The answer comes down to three key reasons: chart calculations, streaming service placements, and tradition.



Releasing on a Friday gives popular artists the best chance to maximize their chart potential. Billboard tracks sales from Friday to Thursday each week, so a song or album released on a Friday has the advantage of being tracked for all seven days of the weekly cycle.

"By releasing music on a Friday, you’re essentially allowing your music’s performance to be calculated as soon as their cycle starts," Jade explains. "But if you release on a Tuesday, for example, then your ‘first week’ is technically only considered to be Tuesday, Wednesday, and Thursday—versus a full seven days."

Maximizing chart position is important because it can bring additional attention to an artists’ music. When Cardi B’s "Bodak Yellow" charted No. 1 in 2017, for example, the achievement became a major news story and drew extra attention to the song. 

Performing well on charts also serves as a performance benchmark for some labels and their employees. "Traditionally, the labels are playing the chart game," says Chris Anokute, A&R and founder of the entertainment start-up Young Forever Inc. "They're looking for a certain amount of the market share that week or that month. Sometimes it's for vanity and ego. They want to say, 'We just debuted at the top of the charts, because we put out the video, single, and went to radio the same week. From Friday to Thursday, we got all this consumption, which gave us a better chart position.'"



When the majority of new music was purchased in retail stores, it made sense from a logistical perspective to ship albums at the same time each week. But as the industry moves away from physical consumption, release strategies have the potential to be more fluid (in theory). For the time being, however, streaming services update the majority of their new music playlists on Fridays, which encourages artists and labels to release that day as well.

"With Friday now being the global standard for music releases, it’s shifted major programming on storefronts such as Spotify or Apple to be updated on this day," Jade says. "This marks a more 'successful' release day if you drop your project, get a song on New Music Friday, or be featured on Hot Tracks and see traction right away."

Anokute agrees. "Technically, when you talk to these streaming services—whether it be Spotify or Apple—these people are now becoming the gatekeepers, the tastemakers, and the strategizers when it comes to how you release music," he says. "I think sometimes when you put out your record early, you can miss the opportunity to get included in those New Music Friday or Best of the Week playlists," he says. "I guess they feel if you put a record out on a Monday or a Tuesday, it's no longer new music on Friday."

A source at Apple Music tells P&P that the decision to focus on Fridays isn't entirely their decision, though. They explain that most artists currently release music on Fridays, so it makes sense for streaming services to update their new music playlists on Fridays as well. Then, in turn, artists are incentivised to drop music on Fridays and increase their chances of getting placements on those playlists. In other words, it's a chicken-or-the-egg cycle that points to Fridays from both directions.



The structure of the music industry has changed a lot in recent years, but the modern streaming era still borrows heavily from the physical era—especially when it comes to organizational structures and workflow.

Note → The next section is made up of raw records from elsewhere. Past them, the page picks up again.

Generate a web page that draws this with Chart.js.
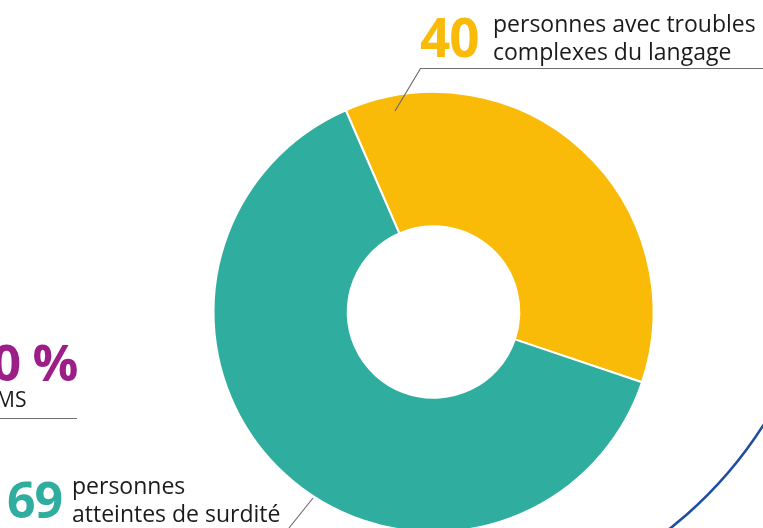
<!DOCTYPE html>
<html>
<head>
<meta charset="utf-8">
<script src="https://cdn.jsdelivr.net/npm/chart.js@4"></script>
<style>
  html, body { margin: 0; padding: 0; width: 763px; height: 528px; overflow: hidden; background: #fff; }
  #wrap { position: relative; width: 763px; height: 528px; }
  canvas { position: absolute; left: 0; top: 0; }
  .big { position: absolute; font-family: "Open Sans", sans-serif; font-weight: 700; line-height: 1; letter-spacing: -1px; }
  .lbl { position: absolute; font-family: "Open Sans", sans-serif; font-size: 23px; line-height: 28px; color: #1b1b1b; white-space: nowrap; }
</style>
</head>
<body>
<div id="wrap">
  <canvas id="c" width="763" height="540"></canvas>
  <div class="big" style="left:420px; top:10px; font-size:53px; color:#f9ba08;">40</div>
  <div class="lbl" style="left:493px; top:9px;">personnes avec troubles<br>complexes du langage</div>
  <div class="big" style="left:7px; top:474px; font-size:50px; color:#2fad9e;">69</div>
  <div class="lbl" style="left:72px; top:471px;">personnes<br>atteintes de surdité</div>
  <div class="big" style="left:-8px; top:336px; font-size:51px; color:#9c1f87;">0 %</div>
  <div class="lbl" style="left:-4px; top:385px; font-size:21px;">MS</div>
</div>
<script>
// values
const categories = ['personnes avec troubles complexes du langage', 'personnes atteintes de surdité'];
const counts = [40, 69];
const colours = ['#f9ba08', '#2fad9e'];

// leader lines, underline rules and the blue arc of the next graphic
const decoration = {
  id: 'decoration',
  afterDraw(chart) {
    const ctx = chart.ctx;
    ctx.save();
    ctx.strokeStyle = '#6d6d6d';
    ctx.lineWidth = 1.2;
    ctx.beginPath();
    ctx.moveTo(395, 111); ctx.lineTo(420.5, 68.5); ctx.lineTo(763, 68.5);
    ctx.moveTo(313, 498); ctx.lineTo(289, 528);
    ctx.moveTo(0, 418.5); ctx.lineTo(77, 418.5);
    ctx.stroke();
    ctx.strokeStyle = '#1f4e9e';
    ctx.lineWidth = 2.5;
    ctx.beginPath();
    ctx.arc(410, 200, 419, 0.3, 1.4);
    ctx.stroke();
    ctx.restore();
  }
};

new Chart(document.getElementById('c'), {
  type: 'doughnut',
  data: {
    labels: categories,
    datasets: [{
      data: counts,
      backgroundColor: colours,
      borderColor: '#ffffff',
      borderWidth: 2
    }]
  },
  options: {
    responsive: false,
    animation: false,
    rotation: -23.5,
    cutout: '39%',
    layout: { padding: { left: 212, right: 108, top: 91, bottom: 7 } },
    plugins: { legend: { display: false }, tooltip: { enabled: false } }
  },
  plugins: [decoration]
});
</script>
</body>
</html>
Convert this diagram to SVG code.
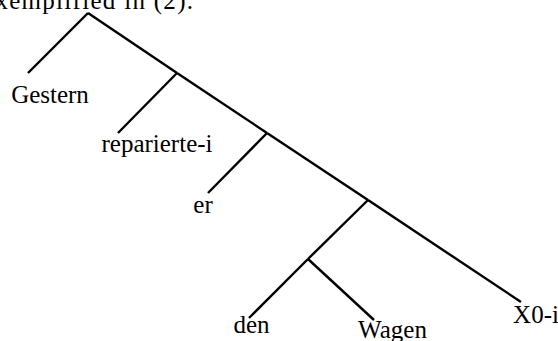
<svg xmlns="http://www.w3.org/2000/svg" width="558" height="341" viewBox="0 0 558 341" font-family="'Liberation Serif', 'DejaVu Serif', serif">
<style>
  text { font-family: "Liberation Serif", "DejaVu Serif", serif; font-size: 25px; fill: #000; }
  .lbl { text-anchor: middle; }
  .edge { stroke: #000; stroke-width: 2.4; fill: none; stroke-linecap: butt; }
</style>
<rect width="558" height="341" fill="#fff"/>
<text x="-17" y="9" textLength="210" lengthAdjust="spacing">exemplified in (2).</text>
<g id="connectors">
  <line class="edge" x1="88" y1="13" x2="28" y2="73"/>
  <line class="edge" x1="88" y1="13" x2="177" y2="73"/>
  <line class="edge" x1="177" y1="73" x2="118" y2="133"/>
  <line class="edge" x1="177" y1="73" x2="267" y2="133"/>
  <line class="edge" x1="267" y1="133" x2="208" y2="193"/>
  <line class="edge" x1="267" y1="133" x2="368" y2="200"/>
  <line class="edge" x1="368" y1="200" x2="308" y2="259"/>
  <line class="edge" x1="368" y1="200" x2="521" y2="302"/>
  <line class="edge" x1="308" y1="259" x2="249" y2="318"/>
  <line class="edge" x1="308" y1="259" x2="374" y2="320"/>
</g>
<g id="n-gestern"><text class="lbl" x="50" y="103">Gestern</text></g>
<g id="n-reparierte"><text class="lbl" x="157" y="152">reparierte-i</text></g>
<g id="n-er"><text class="lbl" x="203" y="213">er</text></g>
<g id="n-den"><text class="lbl" x="251.5" y="333">den</text></g>
<g id="n-wagen"><text class="lbl" x="392.5" y="338">Wagen</text></g>
<g id="n-x0i"><text class="lbl" x="536" y="323">X0-i</text></g>
</svg>
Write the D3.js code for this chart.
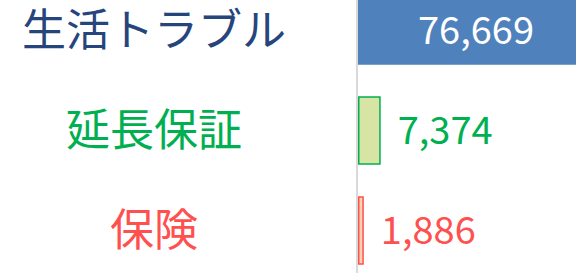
<!DOCTYPE html>
<html>
<head>
<meta charset="utf-8">
<script src="https://cdn.jsdelivr.net/npm/d3@7"></script>
<style>
  html, body { margin: 0; padding: 0; background: #fff; overflow: hidden; }
  svg { display: block; }
  text { font-family: "Noto Sans CJK JP", "Noto Sans", sans-serif; }
</style>
</head>
<body>
<svg id="chart"></svg>
<script>
// data
const categories = ["生活トラブル", "延長保証", "保険"];
const values = [76669, 7374, 1886];
const valueLabels = ["76,669", "7,374", "1,886"];

// per category styling
const barFill = ["#4F81BD", "#D7E4A4", "#FCD5B4"];
const barStroke = ["#4F81BD", "#00B050", "#FF5050"];
const labelColor = ["#26457C", "#00B050", "#FF5050"];
const valueColor = ["#FFFFFF", "#00B050", "#FF5050"];

const width = 576, height = 273;
const svg = d3.select("#chart").attr("width", width).attr("height", height);

// plot area is a bit taller than the window (top bar is cut off)
const x = d3.scaleLinear().domain([0, 76669]).range([358, 594]);
const y = d3.scaleBand()
  .domain(categories)
  .range([-19.5, 280.5])
  .paddingInner(0.33)
  .paddingOuter(0.165);

const rows = categories.map(function(c, i) {
  return {cat: c, value: values[i], label: valueLabels[i], i: i};
});

// bars
svg.selectAll("rect.bar")
  .data(rows)
  .enter()
  .append("rect")
  .attr("class", "bar")
  .attr("x", x(0) + 0.75)
  .attr("y", function(d) { return y(d.cat); })
  .attr("width", function(d) { return x(d.value) - x(0) - 1.5; })
  .attr("height", y.bandwidth())
  .attr("fill", function(d) { return barFill[d.i]; })
  .attr("stroke", function(d) { return barStroke[d.i]; })
  .attr("stroke-width", 1.5);

// vertical axis line
svg.append("line")
  .attr("x1", x(0) - 1).attr("x2", x(0) - 1)
  .attr("y1", 0).attr("y2", height)
  .attr("stroke", "#D9D9D9")
  .attr("stroke-width", 2);

// category labels
svg.selectAll("text.cat")
  .data(rows)
  .enter()
  .append("text")
  .attr("class", "cat")
  .attr("x", 154)
  .attr("y", function(d) { return y(d.cat) + y.bandwidth() / 2; })
  .attr("dy", "0.36em")
  .attr("text-anchor", "middle")
  .attr("font-size", 44)
  .attr("fill", function(d) { return labelColor[d.i]; })
  .text(function(d) { return d.cat; });

// value labels: first one centred inside the bar, others after the bar end
svg.selectAll("text.val")
  .data(rows)
  .enter()
  .append("text")
  .attr("class", "val")
  .attr("x", function(d) {
    return d.i === 0 ? (x(0) + x(d.value)) / 2 : x(d.value) + 17;
  })
  .attr("y", function(d) { return y(d.cat) + y.bandwidth() / 2; })
  .attr("dy", "0.36em")
  .attr("text-anchor", function(d) { return d.i === 0 ? "middle" : "start"; })
  .attr("font-size", 38)
  .attr("fill", function(d) { return valueColor[d.i]; })
  .text(function(d) { return d.label; });
</script>
</body>
</html>
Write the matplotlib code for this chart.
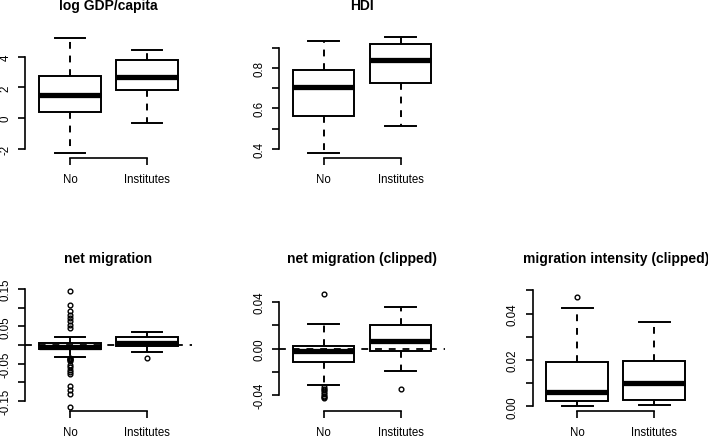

Anokute admits, "I think a lot of it is habit, honestly. I never even thought about it, to be honest, until you reached out to me. A lot of it is definitely habit."

The streaming era is still relatively young, though, and the logistics of digital releases are much more flexible than the physical release days. It's likely that artists and labels will start experimenting with different release strategies more as time moves on.

"As long as it’s an industry standard, Fridays will always be a tentpole day for releases," Jade says. "But, that doesn’t mean people won’t challenge it. With so many more artists deciding to remain independent and do things their own way, we will continue to see more artists try out different release days and rollout strategies, which is exciting. It’s important for artists to do what is best for them in all parts of their businesses, taking ownership over their own careers—from the release day to rollout strategy to the composition of their team—even if it may not be status quo."

Major artists and labels hoping to maximize their chart position will likely continue releasing on Fridays until Billboard's calculation rules change, but there's a chance smaller artists will start breaking tradition in an attempt to escape all the noise and competition that exists at the end of the week.

"You actually have me thinking," Anokute says, re-evaluating his past decisions to drop projects from young artists like Kevin George on Fridays. "Why are we releasing music on Friday? I don't fucking know. I'm always fighting for visibility and the fight is tough for an independent artist when you're releasing on Fridays, but maybe I shouldn't release on Fridays. I think I'm going to try things differently on the next EP release, to see how the music evolves."

There are several factors that make Friday an effective release day—and it remains the industry standard—but things are becoming less rigid. Both Anokute and Jade agree that we'll probably start seeing more off-cycle releases in the future.

"With so much data on fans and their consumption behaviors available to artists, it’s important to emphasize that there are no rules for how they should be releasing their music digitally and to recognize your fans’ tendencies and plot your release accordingly," Jade says. "For example, if you look into Spotify for Artists and see that you have the most listeners or streams on a Wednesday, then consider making that your release day."